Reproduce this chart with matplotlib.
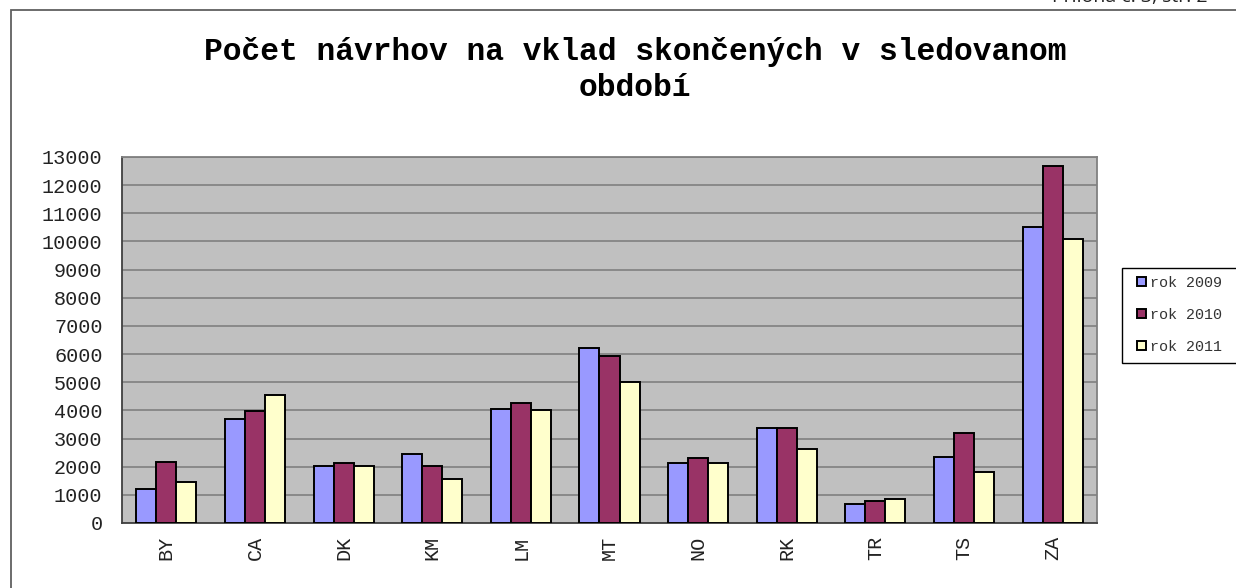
import matplotlib
matplotlib.use("Agg")
import matplotlib.pyplot as plt
import numpy as np
from matplotlib.patches import Rectangle

categories = ["BY", "CA", "DK", "KM", "LM", "MT", "NO", "RK", "TR", "TS", "ZA"]
rok_2009 = [1200, 3680, 2020, 2450, 4040, 6220, 2140, 3370, 680, 2350, 10500]
rok_2010 = [2180, 3980, 2140, 2020, 4260, 5930, 2300, 3390, 790, 3210, 12680]
rok_2011 = [1470, 4540, 2020, 1550, 4000, 5000, 2140, 2620, 860, 1810, 10070]
series_names = ["rok 2009", "rok 2010", "rok 2011"]
colors = ["#9999FF", "#993366", "#FFFFCC"]
yticks = list(range(0, 13001, 1000))
title = "Počet návrhov na vklad skončených v sledovanom\nobdobí"
header = "Príloha č. 3, str. 2"

W, H = 1236, 588
fig = plt.figure(figsize=(W / 100, H / 100), dpi=100)
fig.patch.set_facecolor("white")

# outer chart border
fig.patches.append(Rectangle((11 / W, 0 - 0.1), 1.2, 1 - 10 / H + 0.1,
                             transform=fig.transFigure, fill=False,
                             edgecolor="#606060", linewidth=1.3, clip_on=False))

fig.text(1208 / W, 1 + 3 / H, header, ha="right", va="center",
         fontsize=14, family="Open Sans", color="#222222")

ax = fig.add_axes([122 / W, (H - 523) / H, 975 / W, 366 / H])
ax.set_facecolor("#C0C0C0")

x = np.arange(len(categories))
bw = 0.226
for i, (vals, name, c) in enumerate(zip([rok_2009, rok_2010, rok_2011], series_names, colors)):
    ax.bar(x + (i - 1) * bw, vals, width=bw, color=c, edgecolor="black",
           linewidth=1.4, label=name, zorder=3)

ax.set_xlim(-0.5, len(categories) - 0.5)
ax.set_ylim(0, 13000)
ax.set_yticks(yticks)
ax.set_yticklabels([str(v) for v in yticks], family="Liberation Mono", fontsize=14.5, color="#222222")
ax.set_xticks(x)
ax.set_xticklabels(categories, rotation=90, family="Liberation Mono", fontsize=14.5, color="#222222")
ax.tick_params(axis="y", length=0, pad=14)
ax.tick_params(axis="x", length=0, pad=9)
ax.yaxis.grid(True, color="#808080", linewidth=1.2, zorder=1)
ax.set_axisbelow(True)
for s in ["left", "bottom"]:
    ax.spines[s].set_color("#404040")
    ax.spines[s].set_linewidth(1.3)
for s in ["top", "right"]:
    ax.spines[s].set_color("#808080")
    ax.spines[s].set_linewidth(1.3)

fig.text(635 / W, 1 - 70 / H, title, ha="center", va="center", fontsize=22.5,
         fontweight="bold", family="Liberation Mono", linespacing=1.3)

# legend frame (extends past the right edge, as in the reference)
fig.patches.append(Rectangle((1122 / W, 1 - 363 / H), 140 / W, 95 / H,
                             transform=fig.transFigure, fill=True, facecolor="white",
                             edgecolor="black", linewidth=1.0, clip_on=False))

handles = [Rectangle((0, 0), 1, 1, facecolor=c, edgecolor="black", linewidth=1.4) for c in colors]
leg = fig.legend(handles, series_names, loc="upper left",
                 bbox_to_anchor=(1137 / W, 1 - 276 / H),
                 prop={"family": "Liberation Mono", "size": 10.8},
                 handlelength=0.6, handleheight=0.6, handletextpad=0.3,
                 labelspacing=1.2, borderpad=0.0, borderaxespad=0,
                 fancybox=False, frameon=False)
for t in leg.get_texts():
    t.set_color("#333333")

fig.savefig("out.png", dpi=100)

::::::

Objective =>
Print the full listing exactly, dropping the pictures.

Exercise output =>
Reproduce this chart with matplotlib.
import matplotlib
matplotlib.use("Agg")
import matplotlib.pyplot as plt
import numpy as np
from matplotlib.patches import Rectangle

categories = ["BY", "CA", "DK", "KM", "LM", "MT", "NO", "RK", "TR", "TS", "ZA"]
rok_2009 = [1200, 3680, 2020, 2450, 4040, 6220, 2140, 3370, 680, 2350, 10500]
rok_2010 = [2180, 3980, 2140, 2020, 4260, 5930, 2300, 3390, 790, 3210, 12680]
rok_2011 = [1470, 4540, 2020, 1550, 4000, 5000, 2140, 2620, 860, 1810, 10070]
series_names = ["rok 2009", "rok 2010", "rok 2011"]
colors = ["#9999FF", "#993366", "#FFFFCC"]
yticks = list(range(0, 13001, 1000))
title = "Počet návrhov na vklad skončených v sledovanom\nobdobí"
header = "Príloha č. 3, str. 2"

W, H = 1236, 588
fig = plt.figure(figsize=(W / 100, H / 100), dpi=100)
fig.patch.set_facecolor("white")

# outer chart border
fig.patches.append(Rectangle((11 / W, 0 - 0.1), 1.2, 1 - 10 / H + 0.1,
                             transform=fig.transFigure, fill=False,
                             edgecolor="#606060", linewidth=1.3, clip_on=False))

fig.text(1208 / W, 1 + 3 / H, header, ha="right", va="center",
         fontsize=14, family="Open Sans", color="#222222")

ax = fig.add_axes([122 / W, (H - 523) / H, 975 / W, 366 / H])
ax.set_facecolor("#C0C0C0")

x = np.arange(len(categories))
bw = 0.226
for i, (vals, name, c) in enumerate(zip([rok_2009, rok_2010, rok_2011], series_names, colors)):
    ax.bar(x + (i - 1) * bw, vals, width=bw, color=c, edgecolor="black",
           linewidth=1.4, label=name, zorder=3)

ax.set_xlim(-0.5, len(categories) - 0.5)
ax.set_ylim(0, 13000)
ax.set_yticks(yticks)
ax.set_yticklabels([str(v) for v in yticks], family="Liberation Mono", fontsize=14.5, color="#222222")
ax.set_xticks(x)
ax.set_xticklabels(categories, rotation=90, family="Liberation Mono", fontsize=14.5, color="#222222")
ax.tick_params(axis="y", length=0, pad=14)
ax.tick_params(axis="x", length=0, pad=9)
ax.yaxis.grid(True, color="#808080", linewidth=1.2, zorder=1)
ax.set_axisbelow(True)
for s in ["left", "bottom"]:
    ax.spines[s].set_color("#404040")
    ax.spines[s].set_linewidth(1.3)
for s in ["top", "right"]:
    ax.spines[s].set_color("#808080")
    ax.spines[s].set_linewidth(1.3)

fig.text(635 / W, 1 - 70 / H, title, ha="center", va="center", fontsize=22.5,
         fontweight="bold", family="Liberation Mono", linespacing=1.3)

# legend frame (extends past the right edge, as in the reference)
fig.patches.append(Rectangle((1122 / W, 1 - 363 / H), 140 / W, 95 / H,
                             transform=fig.transFigure, fill=True, facecolor="white",
                             edgecolor="black", linewidth=1.0, clip_on=False))

handles = [Rectangle((0, 0), 1, 1, facecolor=c, edgecolor="black", linewidth=1.4) for c in colors]
leg = fig.legend(handles, series_names, loc="upper left",
                 bbox_to_anchor=(1137 / W, 1 - 276 / H),
                 prop={"family": "Liberation Mono", "size": 10.8},
                 handlelength=0.6, handleheight=0.6, handletextpad=0.3,
                 labelspacing=1.2, borderpad=0.0, borderaxespad=0,
                 fancybox=False, frameon=False)
for t in leg.get_texts():
    t.set_color("#333333")

fig.savefig("out.png", dpi=100)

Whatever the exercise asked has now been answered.